The market leader in civilian drone manufacturing and the largest authorized drone dealer in the U.S. are partnering for the first time to launch a new store in Wynwood.

China-based DJI, which has a DJI Customer Experience Store in Manhattan, and Drone Nerds inked a lease for 1,776 square feet at 2349 Northwest Second Avenue, next to retailers Shinola and Illesteva and across the street from Panther Coffee, Scotch & Soda and Coyo Taco.

RKF’s Drew Schaul, executive vice president, and associate Aaron Labovitz represented DJI, Schaul told The Real Deal. Tony Arellano, executive vice president of Metro 1, Devlin Marinoff, managing director and founding principal of Whitehall Realty Advisors, and David Spitz represented the landlord, 2301 Wynwood LLC.

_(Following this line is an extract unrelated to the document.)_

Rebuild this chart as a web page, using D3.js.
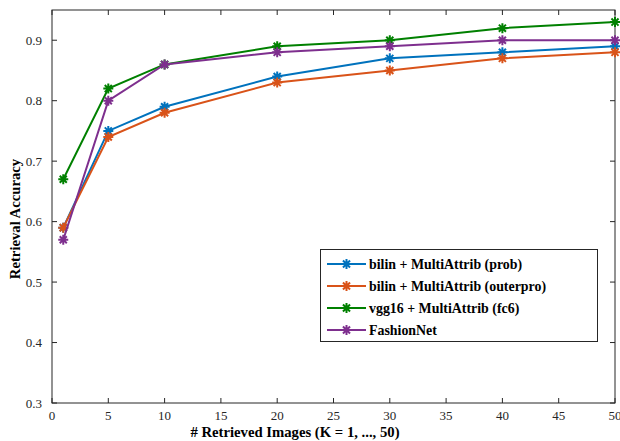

DJI, which plans to open in the spring, looked at sites in Wynwood, South Beach and Brickell before it secured its lease at 2349 Northwest Second Avenue, Schaul said. New York-based JSRE Acquisitions paid $35 million for the entire block earlier this year, TRD previously reported.

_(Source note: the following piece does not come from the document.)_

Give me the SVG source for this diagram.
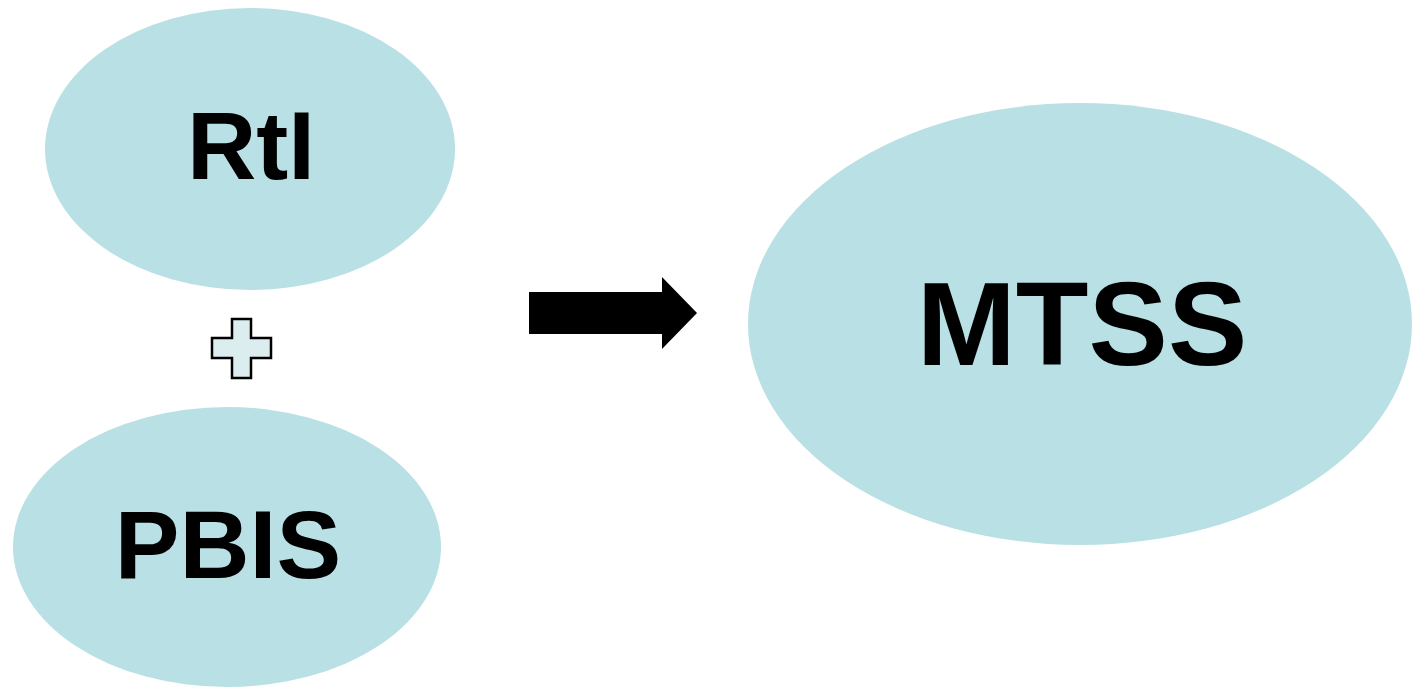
<svg xmlns="http://www.w3.org/2000/svg" width="1413" height="687" viewBox="0 0 1413 687">
<style>
.node{fill:#b9e0e4;stroke:none}
.lbl{font-family:"Liberation Sans",Arial,sans-serif;font-weight:bold;fill:#000;text-anchor:middle}
</style>
<rect width="1413" height="687" fill="#fff"/>
<g id="rti">
<ellipse class="node" cx="250" cy="149" rx="205" ry="141"/>
<text class="lbl" x="251" y="179" font-size="96">RtI</text>
</g>
<g id="pbis">
<ellipse class="node" cx="227" cy="547" rx="214" ry="140"/>
<text class="lbl" x="228" y="578" font-size="97">PBIS</text>
</g>
<g id="mtss">
<ellipse class="node" cx="1080" cy="324" rx="332" ry="221"/>
<text class="lbl" x="1082" y="365" font-size="119">MTSS</text>
</g>
<g id="plus">
<path d="M232,319 H251 V338 H271 V358 H251 V378 H232 V358 H212 V338 H232 Z" fill="#dcedef" stroke="#000" stroke-width="2.5"/>
</g>
<g id="connectors">
<path d="M529,292 H662 V277 L697,313 L662,349 V334 H529 Z" fill="#000"/>
</g>
</svg>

Schaul called the lease a win for Wynwood’s tenant mix, which has been dominated by food and beverage and clothing/accessory retailers. And while it’s the first significant tech-oriented tenant in Wynwood, more’s to come, Arellano said. Asking rents in Wynwood are north of $100 per square foot, triple net, he said, with clicks-to-bricks tenants like Warby Parker, Bonobos and Shinola dominating the retail landscape. At $100 a square foot, that would be $177,600 for the DJI space.

“If we were to have a Leica or an Apple type of tenant, I don’t think anyone would turn them away,” Arellano told TRD. “If I would have said that three years ago, people would have called me crazy.”

The space, previously an art gallery, wasn’t on the market for long, he said. DJI signed a 10-year lease at market rent, according to Schaul.

“When we first contacted the landlord, he had no idea what DJI was. By the time the lease was executed, he bought three drones, one for work, one for personal use, and I believe one for a gift,” Schaul told TRD. “And they were all on back order.”